Los cuartos de baño tampoco se parecen en nada a los de antes. Hoy, hasta el más humilde, tiene su plato de ducha con su mampara reglamentaria, su váter y su bidé. Qué diferencia con los servicios antiguos, cuando el váter aparecía en el patio, oculto detrás de una cortina, con tan poca intimidad que podíamos ver perfectamente quién estaba sentado en la taza. Aquellos cuartos de baño no contaban con más maquinaria que la humilde cisterna que estaba en alto y se rompía continuamente y la púa oxidada donde colgábamos el papel, que entonces no se le podía llamar higiénico porque era de periódico. Después llegó el popular papel de la marca de ‘El Elefante’, que era tan duro como el de prensa, pero al menos no te dejaba las noticias grabadas en el culo.



Las cocinas eran mucho más simples, sin presencia de electrodomésticos, hasta que empezaron a democratizarse los frigoríficos allá por la segundad mitad de los años sesenta. Casi todos teníamos en la cocina una de aquellas alacenas de cinco puertas y dos cajones, casi todas pintadas de verde o azul, que se pusieron de moda en esa misma década. Uno de los compartimentos tenía rejillas horizontales por lo que se aprovechaba para guardar los alimentos que necesitaban airearse.



Casi todas las casas tenían una habitación a la que llamábamos sala de estar. Solía ser el ágora de la vivienda, el lugar donde más tiempo pasaban juntas las familias, donde estaba el sofá más cómodo, el aparato de radio y después la televisión, y la imprescindible mesa de camilla, que era el mueble que más unía. Todos teníamos nuestra mesa de camilla con su falda preceptiva y debajo, para las noches de invierno, el brasero. Cuando empezábamos a subir peldaños cambiábamos la vieja estufa de carbón por la bombona de gas de tamaño reducido que también colocábamos debajo de la mesa de camilla. La televisión nos trajo la modernidad y con ella el último grito en estufas, aquellas ‘Superser’ con ruedas que te calentaban y te dejaban en la vivienda un preocupante olor a gas que nos obligaba a abrir, corriendo, las ventanas.

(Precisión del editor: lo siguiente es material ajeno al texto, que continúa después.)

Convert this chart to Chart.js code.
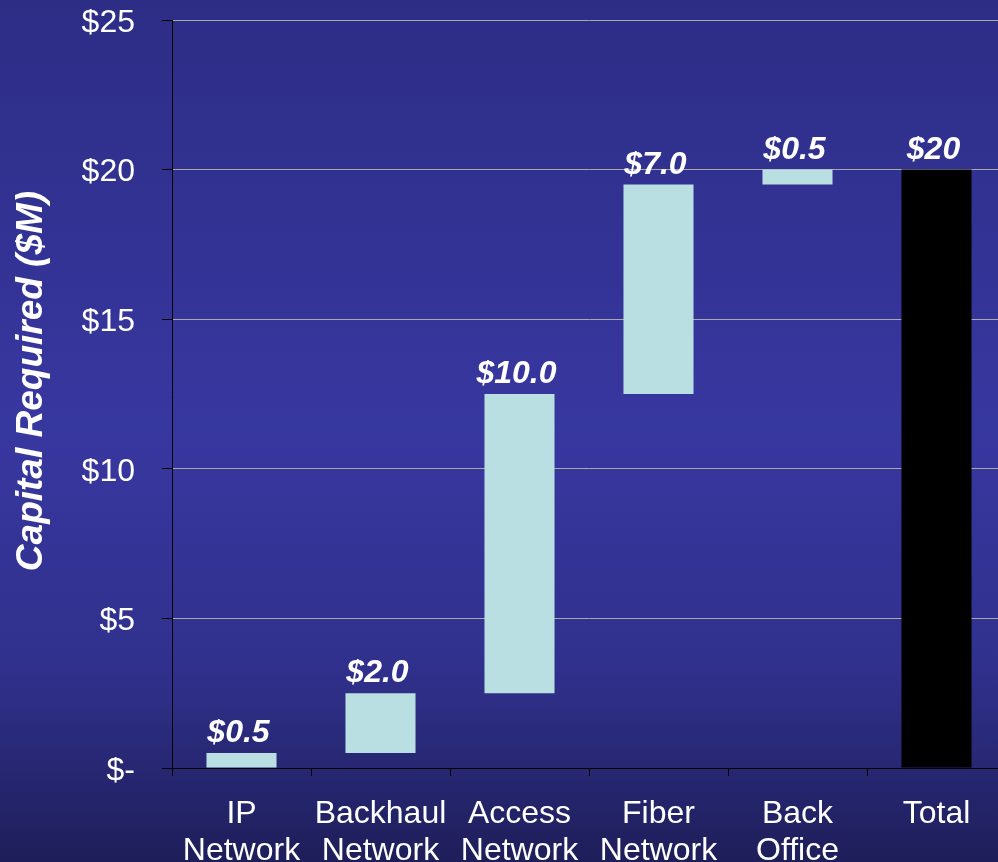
<!DOCTYPE html>
<html>
<head>
<meta charset="utf-8">
<script src="https://cdn.jsdelivr.net/npm/chart.js@4.4.1/dist/chart.umd.min.js"></script>
<style>
  html, body { margin: 0; padding: 0; overflow: hidden; background: #2d2d85; }
  #wrap { width: 1010px; height: 862px; }
</style>
</head>
<body>
<div id="wrap"><canvas id="c" width="1010" height="862"></canvas></div>
<script>
const categories = [["IP", "Network"], ["Backhaul", "Network"], ["Access", "Network"], ["Fiber", "Network"], ["Back", "Office"], ["Total"]];
const increments = [0.5, 2.0, 10.0, 7.0, 0.5];
const totalValue = 20;
const valueLabels = ["$0.5", "$2.0", "$10.0", "$7.0", "$0.5", "$20"];
const yTickValues = [0, 5, 10, 15, 20, 25];
const yTickLabels = ["$-", "$5", "$10", "$15", "$20", "$25"];
const yAxisTitle = "Capital Required ($M)";

// floating ranges built from the increments (waterfall)
const ranges = [];
let run = 0;
increments.forEach(v => { ranges.push([run, run + v]); run += v; });
ranges.push([0, totalValue]);
const barColors = ranges.map((r, i) => i === ranges.length - 1 ? "#000000" : "#b9dfe2");

const bgPlugin = {
  id: "bg",
  beforeDraw(chart) {
    const ctx = chart.ctx;
    const g = ctx.createLinearGradient(0, 0, 0, chart.height);
    g.addColorStop(0, "#2d2d86");
    g.addColorStop(0.5, "#3737a0");
    g.addColorStop(0.78, "#30308c");
    g.addColorStop(1, "#1e1e5a");
    ctx.save();
    ctx.fillStyle = g;
    ctx.fillRect(0, 0, chart.width, chart.height);
    ctx.restore();
  }
};

const labelPlugin = {
  id: "vlabels",
  afterDatasetsDraw(chart) {
    const ctx = chart.ctx;
    const meta = chart.getDatasetMeta(0);
    ctx.save();
    ctx.fillStyle = "#ffffff";
    ctx.font = "italic bold 32px 'Liberation Sans', Arial, sans-serif";
    ctx.textAlign = "center";
    ctx.textBaseline = "alphabetic";
    meta.data.forEach((el, i) => {
      ctx.fillText(valueLabels[i], el.x - 3, el.y - 11);
    });
    ctx.restore();
  },
  afterDraw(chart) {
    const ctx = chart.ctx;
    const ca = chart.chartArea;
    ctx.save();
    ctx.translate(32, (ca.top + ca.bottom) / 2 - 13);
    ctx.rotate(-Math.PI / 2);
    ctx.fillStyle = "#ffffff";
    ctx.font = "italic bold 37px 'Liberation Sans', Arial, sans-serif";
    ctx.textAlign = "center";
    ctx.textBaseline = "middle";
    ctx.fillText(yAxisTitle, 0, 0);
    ctx.restore();
  }
};

new Chart(document.getElementById("c"), {
  type: "bar",
  data: {
    labels: categories,
    datasets: [{
      data: ranges,
      backgroundColor: barColors,
      borderWidth: 0,
      categoryPercentage: 1,
      barPercentage: 0.504
    }]
  },
  options: {
    responsive: false,
    animation: false,
    events: [],
    layout: { padding: { top: 20, right: 4, left: 0, bottom: 0 } },
    plugins: { legend: { display: false }, tooltip: { enabled: false } },
    scales: {
      x: {
        offset: true,
        grid: { offset: true, drawOnChartArea: false, drawTicks: true, tickLength: 8, color: "#000000", lineWidth: 1 },
        border: { color: "#000000", width: 1 },
        ticks: {
          color: "#ffffff",
          font: { family: "'Liberation Sans', Arial, sans-serif", size: 32, lineHeight: 1.18 },
          padding: 19,
          maxRotation: 0,
          autoSkip: false
        },
        afterFit(s) { s.height = 94; s.paddingLeft = 0; s.paddingRight = 0; }
      },
      y: {
        min: 0,
        max: 25,
        afterBuildTicks(s) { s.ticks = yTickValues.map(v => ({ value: v })); },
        grid: {
          color: ctx => ctx.tick && ctx.tick.value === 0 ? "rgba(0,0,0,0)" : "#a8a8b0",
          tickColor: "#000000",
          lineWidth: 1,
          tickLength: 10
        },
        border: { color: "#000000", width: 1 },
        ticks: {
          color: "#ffffff",
          font: { family: "'Liberation Sans', Arial, sans-serif", size: 32 },
          padding: 27,
          labelOffset: 3,
          callback: (v) => yTickLabels[yTickValues.indexOf(v)]
        },
        title: { display: false },
        afterFit(s) { s.width = 172; s.paddingTop = 0; s.paddingBottom = 0; }
      }
    }
  },
  plugins: [bgPlugin, labelPlugin]
});
</script>
</body>
</html>
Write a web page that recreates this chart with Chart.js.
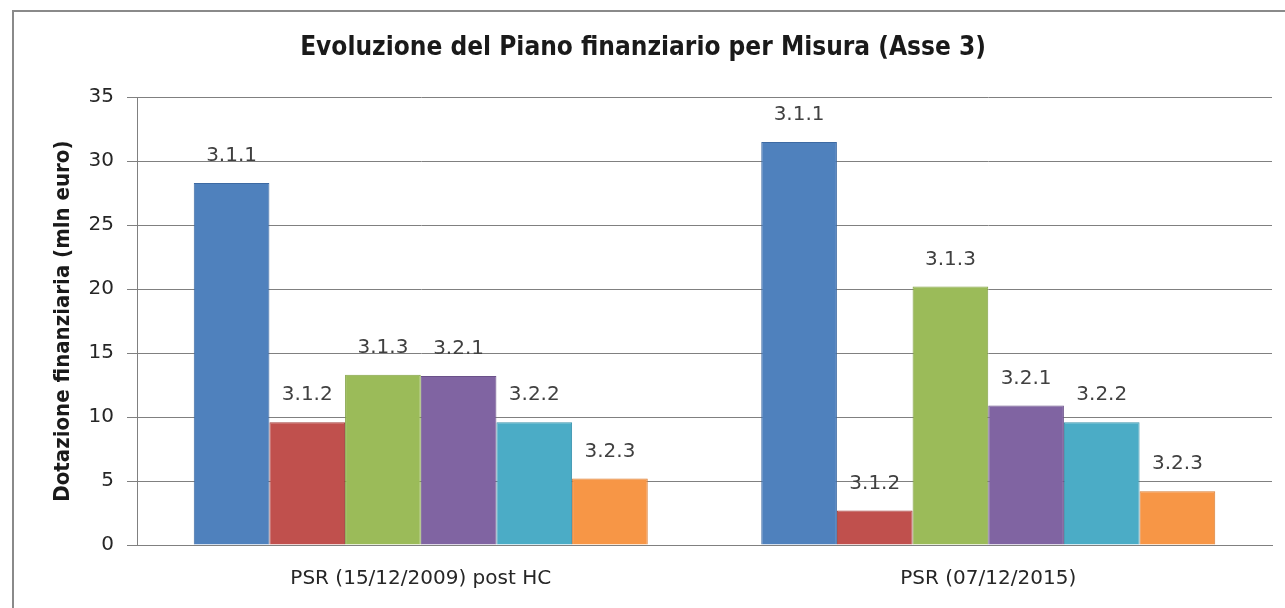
<!DOCTYPE html>
<html>
<head>
<meta charset="utf-8">
<script src="https://cdn.jsdelivr.net/npm/chart.js@4.4.1/dist/chart.umd.min.js"></script>
<style>
  html, body { margin: 0; padding: 0; background: #ffffff; overflow: hidden; }
  #frame { position: absolute; left: 12px; top: 10px; width: 1290px; height: 620px; border: 2px solid #8a8a8a; box-sizing: border-box; }
  #wrap { position: absolute; left: 0; top: 0; width: 1285px; height: 608px; }
</style>
</head>
<body>
<div id="frame"></div>
<div id="wrap"><canvas id="c" width="1285" height="608"></canvas></div>
<script>
const categories = ["PSR (15/12/2009) post HC", "PSR (07/12/2015)"];
const seriesNames = ["3.1.1", "3.1.2", "3.1.3", "3.2.1", "3.2.2", "3.2.3"];
const s311 = [28.3, 31.5];
const s312 = [9.6, 2.7];
const s313 = [13.3, 20.2];
const s321 = [13.2, 10.9];
const s322 = [9.6, 9.6];
const s323 = [5.2, 4.2];
const yTicks = [0, 5, 10, 15, 20, 25, 30, 35];
const colors = ["#4F81BD", "#C0504D", "#9BBB59", "#8064A2", "#4BACC6", "#F79646"];
const borders = ["#3d6aa3", "#a43f3c", "#82a244", "#6a5189", "#3a94ad", "#d97c33"];
const seriesValues = [s311, s312, s313, s321, s322, s323];

const labelPlugin = {
  id: 'barLabels',
  afterDatasetsDraw(chart) {
    const ctx = chart.ctx;
    ctx.save();
    ctx.font = '20px "DejaVu Sans", sans-serif';
    ctx.fillStyle = '#404040';
    ctx.textAlign = 'center';
    ctx.textBaseline = 'middle';
    chart.data.datasets.forEach((ds, i) => {
      const meta = chart.getDatasetMeta(i);
      meta.data.forEach((bar) => {
        ctx.fillText(ds.label, bar.x, bar.y - 27);
      });
    });
    ctx.restore();
  }
};

new Chart(document.getElementById('c'), {
  type: 'bar',
  data: {
    labels: categories,
    datasets: seriesNames.map((n, i) => ({
      label: n,
      data: seriesValues[i],
      backgroundColor: colors[i],
      borderColor: borders[i],
      borderWidth: 1,
      categoryPercentage: 0.8,
      barPercentage: 1.0
    }))
  },
  options: {
    responsive: false,
    animation: false,
    devicePixelRatio: 1,
    layout: { padding: { left: 14, right: 13, top: 0, bottom: 0 } },
    plugins: {
      legend: { display: false },
      tooltip: { enabled: false },
      title: {
        display: true,
        text: 'Evoluzione del Piano finanziario per Misura (Asse 3)',
        color: '#1a1a1a',
        font: { family: '"DejaVu Sans Condensed", "DejaVu Sans", sans-serif', size: 26, weight: 'bold' },
        padding: { top: 33, bottom: 33 }
      }
    },
    scales: {
      x: {
        grid: { display: false, drawTicks: false },
        border: { display: true, color: '#808080', width: 1 },
        ticks: {
          color: '#262626',
          padding: 22,
          font: { family: '"DejaVu Sans", sans-serif', size: 20 }
        },
        afterFit(scale) { scale.height = 63; }
      },
      y: {
        min: 0,
        max: 35,
        afterBuildTicks(scale) { scale.ticks = yTicks.map(v => ({ value: v })); },
        grid: { color: '#808080', lineWidth: 1, tickLength: 10, drawTicks: true },
        border: { display: true, color: '#808080', width: 1 },
        ticks: {
          color: '#262626',
          padding: 13,
          font: { family: '"DejaVu Sans", sans-serif', size: 20 }
        },
        title: {
          display: true,
          text: 'Dotazione finanziaria (mln euro)',
          color: '#1a1a1a',
          font: { family: '"DejaVu Sans Condensed", "DejaVu Sans", sans-serif', size: 22, weight: 'bold' },
          padding: { top: 36, bottom: 0 }
        },
        afterFit(scale) { scale.width = 123; }
      }
    }
  },
  plugins: [labelPlugin]
});
</script>
</body>
</html>
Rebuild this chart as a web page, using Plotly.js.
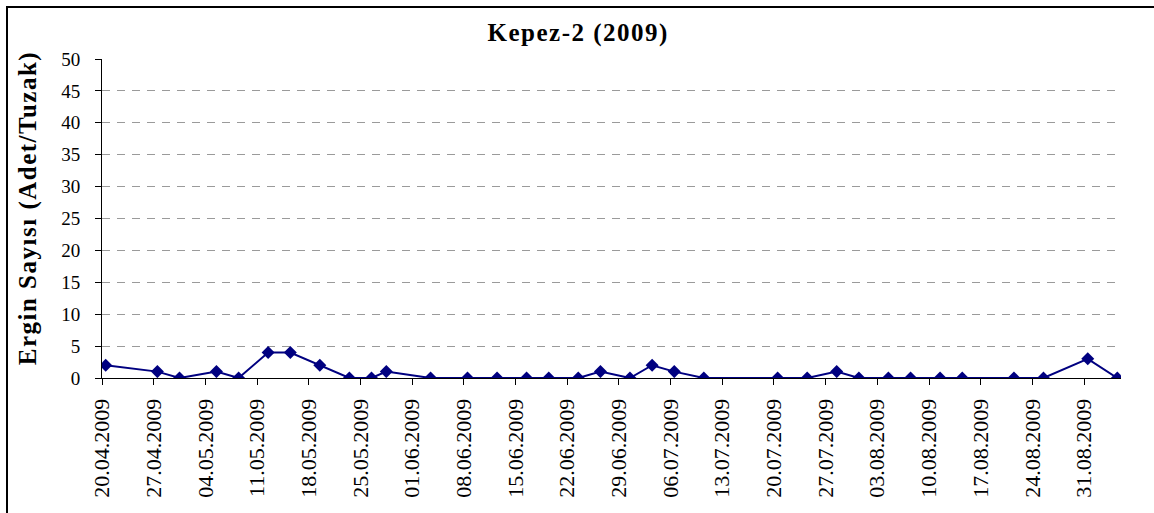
<!DOCTYPE html>
<html>
<head>
<meta charset="utf-8">
<script src="https://cdn.plot.ly/plotly-3.0.1.min.js"></script>
<style>
html,body{margin:0;padding:0;background:#fff;overflow:hidden;}
#chart{position:absolute;left:0;top:0;width:1154px;height:513px;}
#frame{position:absolute;left:6px;top:6px;width:1160px;height:520px;border:2px solid #000;pointer-events:none;}
#chart .annotation-text{letter-spacing:1.5px;}
</style>
</head>
<body>
<div id="chart"></div>
<div id="frame"></div>
<script>
const titleText = "Kepez-2 (2009)";
const yTitle = "Ergin Sayısı (Adet/Tuzak)";
const dates = ["2009-04-20","2009-04-27","2009-04-30","2009-05-05","2009-05-08","2009-05-12","2009-05-15","2009-05-19","2009-05-23","2009-05-26","2009-05-28","2009-06-03","2009-06-08","2009-06-12","2009-06-16","2009-06-19","2009-06-23","2009-06-26","2009-06-30","2009-07-03","2009-07-06","2009-07-10","2009-07-20","2009-07-24","2009-07-28","2009-07-31","2009-08-04","2009-08-07","2009-08-11","2009-08-14","2009-08-21","2009-08-25","2009-08-31","2009-09-04"];
const counts = [2,1,0,1,0,4,4,2,0,0,1,0,0,0,0,0,0,1,0,2,1,0,0,0,1,0,0,0,0,0,0,0,3,0];
const tickDates = ["2009-04-20","2009-04-27","2009-05-04","2009-05-11","2009-05-18","2009-05-25","2009-06-01","2009-06-08","2009-06-15","2009-06-22","2009-06-29","2009-07-06","2009-07-13","2009-07-20","2009-07-27","2009-08-03","2009-08-10","2009-08-17","2009-08-24","2009-08-31"];
const tickLabels = ["20.04.2009","27.04.2009","04.05.2009","11.05.2009","18.05.2009","25.05.2009","01.06.2009","08.06.2009","15.06.2009","22.06.2009","29.06.2009","06.07.2009","13.07.2009","20.07.2009","27.07.2009","03.08.2009","10.08.2009","17.08.2009","24.08.2009","31.08.2009"];

// Excel date axis: each point sits in the middle of its day
const xs = dates.map(d => d + " 12:00");

const serif = "Liberation Serif, Times New Roman, serif";
const W = 1154, H = 513;
const M = {l: 102, r: 33, t: 59, b: 135};
const pw = W - M.l - M.r, ph = H - M.t - M.b;

Plotly.newPlot("chart", [{
  x: xs,
  y: counts,
  type: "scatter",
  mode: "lines+markers",
  line: {color: "#000080", width: 2},
  marker: {symbol: "diamond", size: 10, color: "#000080"},
  showlegend: false,
  hoverinfo: "x+y"
}], {
  width: W, height: H,
  margin: M,
  paper_bgcolor: "#fff", plot_bgcolor: "#fff",
  xaxis: {
    type: "date",
    range: ["2009-04-20", "2009-09-05"],
    tickmode: "array", tickvals: tickDates, ticktext: tickLabels,
    tickangle: -90,
    tickfont: {family: serif, size: 22, color: "#000"},
    ticks: "outside", ticklen: 6, tickcolor: "#000", tickwidth: 1,
    ticklabelstandoff: 5,
    showline: true, linecolor: "#000", linewidth: 1,
    showgrid: false, zeroline: false, fixedrange: true
  },
  yaxis: {
    range: [0, 50], dtick: 5, tick0: 0,
    tickfont: {family: serif, size: 19, color: "#000"},
    ticks: "outside", ticklen: 6, tickcolor: "#000", tickwidth: 1,
    ticklabelstandoff: 11,
    showline: true, linecolor: "#000", linewidth: 1,
    showgrid: true, gridcolor: "#9a9a9a", gridwidth: 1, griddash: "8px,7px",
    zeroline: false, fixedrange: true
  },
  annotations: [
    {text: "<b>" + titleText + "</b>", xref: "paper", yref: "paper",
     x: (578 - M.l) / pw, y: 1 + (M.t - 33) / ph, xanchor: "center", yanchor: "middle",
     showarrow: false, font: {family: serif, size: 25, color: "#000"}},
    {text: "<b>" + yTitle + "</b>", xref: "paper", yref: "paper", textangle: -90,
     x: (27 - M.l) / pw, y: 1 - (208.5 - M.t) / ph, xanchor: "center", yanchor: "middle",
     showarrow: false, font: {family: serif, size: 25, color: "#000"}}
  ]
}, {staticPlot: true});
</script>
</body>
</html>
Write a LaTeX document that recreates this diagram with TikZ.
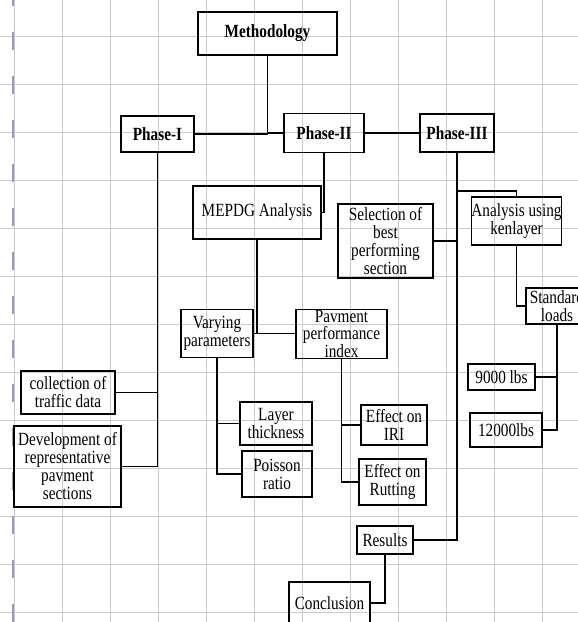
\documentclass[tikz,border=0pt]{standalone}
\usepackage{fontspec}
\setmainfont{Liberation Serif}[FakeStretch=0.82]
\definecolor{gridgray}{RGB}{202,202,206}
\definecolor{dashcol}{RGB}{154,154,190}
\begin{document}
\begin{tikzpicture}[x=1pt,y=-1pt,
  box/.style={draw=black, line width=1.6pt, inner sep=0pt, align=center,
              font=\fontsize{18.6}{18}\selectfont},
  tightbox/.style={box, font=\fontsize{18.6}{16.2}\selectfont},
  conn/.style={line width=1.6pt, draw=black},
  gridline/.style={line width=0.9pt, draw=gridgray},
  dashline/.style={line width=1.8pt, draw=dashcol, dash pattern=on 18pt off 26pt}]
\useasboundingbox (0,0) rectangle (578,622);
\clip (0,0) rectangle (578,622);
\fill[white] (0,0) rectangle (578,622);
% grid
\foreach \k in {0,...,11} \draw[gridline] ({14.3+48*\k},0) -- ({14.3+48*\k},622);
\foreach \k in {0,...,12} \draw[gridline] (0,{36+48*\k}) -- (578,{36+48*\k});
\draw[dashline] (13,622) -- (13,0);
% nodes
\node[box, minimum width=139pt, minimum height=43pt] (meth) at (267.5,33.5) {\bfseries Methodology};
\node[box, minimum width=73pt, minimum height=36pt] (p1) at (157.5,134) {\bfseries Phase-I};
\node[box, minimum width=80pt, minimum height=39pt] (p2) at (324,133) {\bfseries Phase-II};
\node[box, minimum width=74pt, minimum height=38pt] (p3) at (457,133) {\bfseries Phase-III};
\node[box, minimum width=128pt, minimum height=53pt] (mepdg) at (257,212.5) {MEPDG Analysis};
\node[box, minimum width=95pt, minimum height=74pt] (sel) at (385.5,241) {Selection of\\best\\performing\\section};
\node[box, minimum width=89pt, minimum height=48pt] (ken) at (516.5,221) {Analysis using\\kenlayer};
\node[box, minimum width=62pt, minimum height=36pt] (std) at (557,306) {Standard\\loads};
\node[box, minimum width=72pt, minimum height=48pt] (vary) at (217,333.5) {Varying\\parameters};
\node[tightbox, minimum width=91pt, minimum height=49pt] (pav) at (341.5,334) {Pavment\\performance\\index};
\node[box, minimum width=94pt, minimum height=43pt] (coll) at (68,392.5) {collection of\\traffic data};
\node[box, minimum width=107pt, minimum height=81pt] (dev) at (67.5,466.5) {Development of\\representative\\pavment\\sections};
\node[box, minimum width=72pt, minimum height=43pt] (layer) at (276,423.5) {Layer\\thickness};
\node[box, minimum width=70pt, minimum height=46pt] (pois) at (277,474) {Poisson\\ratio};
\node[box, minimum width=66pt, minimum height=40pt] (iri) at (394,425) {Effect on\\IRI};
\node[box, minimum width=67pt, minimum height=46pt] (rut) at (392.5,482) {Effect on\\Rutting};
\node[box, minimum width=67pt, minimum height=26pt] (l9) at (501.5,377) {9000 lbs};
\node[box, minimum width=72pt, minimum height=34pt] (l12) at (506,430) {12000lbs};
\node[box, minimum width=56pt, minimum height=28pt] (res) at (385,540) {Results};
\node[box, minimum width=81pt, minimum height=42pt] (concl) at (329.5,603) {Conclusion};
\coordinate (kbr) at (457,191);
% connectors
\draw[conn] (meth.south) |- (p1.east);
\draw[conn] (meth.south |- p2.west) -- (p2.west);
\draw[conn] (p2.east) -- (p3.west);
\draw[conn] (p1.south) |- (dev.east);
\draw[conn] (p1.south |- coll.east) -- (coll.east);
\draw[conn] (p2.south) |- (mepdg.east);
\draw[conn] (mepdg.south) |- (vary.east -| pav.west);
\draw[conn] (vary.east) -- (mepdg.south |- vary.east);
\draw[conn] (vary.south) |- (pois.west);
\draw[conn] (vary.south |- layer.west) -- (layer.west);
\draw[conn] (pav.south) |- (rut.west);
\draw[conn] (pav.south |- iri.west) -- (iri.west);
\draw[conn] (p3.south) |- (res.east);
\draw[conn] (p3.south |- sel.east) -- (sel.east);
\draw[conn] (kbr) -| (ken.north);
\draw[conn] (ken.south) |- (std.west);
\draw[conn] (std.south) |- (l12.east);
\draw[conn] (std.south |- l9.east) -- (l9.east);
\draw[conn] (res.south) |- (concl.east);
\end{tikzpicture}
\end{document}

En una casa no podía faltar la estufa, como tampoco faltaba el bote del pegamento Imedio, que según se decía entonces, era el mejor. Lo utilizábamos para todo: los niños para hacer los trabajos manuales que nos mandaban en el colegio y los mayores para pegar todo que se rompía, desde un jarrón de porcelana hasta la imagen de escayola de San Pancracio, el santo que casi todos teníamos en un rincón del comedor adornado con un manojo de perejil para que nos protegiera y nos diera salud y trabajo.



Quién no tenía un bote de pegamento Imedio o un paquete de Tu-Tú en el patio de la pila. Antes de que supiéramos de la existencia de la lavadora, las madres tenían que hacer la colada en la pila del patio, dejándose la piel de las manos de tanto restregar la ropa contra la piedra. En aquella prehistoria que se prolongó hasta bien entrados los años sesenta, todavía se fregaban los suelos de rodillas y todavía nos lavaban el cuerpo una vez a la semana en un humilde barreño.



Quién no tenía en su casa un bote de kanfort para los zapatos, un paquete de champú de huevo o un bote de detergente Gior, aquel que tanto nos gustaba a los niños porque una vez vacío lo utilizábamos como juguete. Lo llenábamos de agua hasta la mitad, le poníamos el tapón sin apretar demasiado, lo colocábamos en el suelo y nos dejábamos caer con una pierna sobre él para que saliera despedido el líquido como si fuera un proyectil.


Quién no tenía una escupidera debajo de la cama, una caja de zapatos llena de objetos inútiles, una botella de La Casera vacía que se fue haciendo vieja en una estantería o una de aquellas latas del Colacao donde íbamos guardando las propinas de los domingos. 


Quién no tenía en su casa una bolsa de agua caliente para la cama, una enciclopedia que adornaba el mueble del comedor pero que nunca se usaba o aquella vieja mecedora de la abuela que un día se quedó desierta para siempre.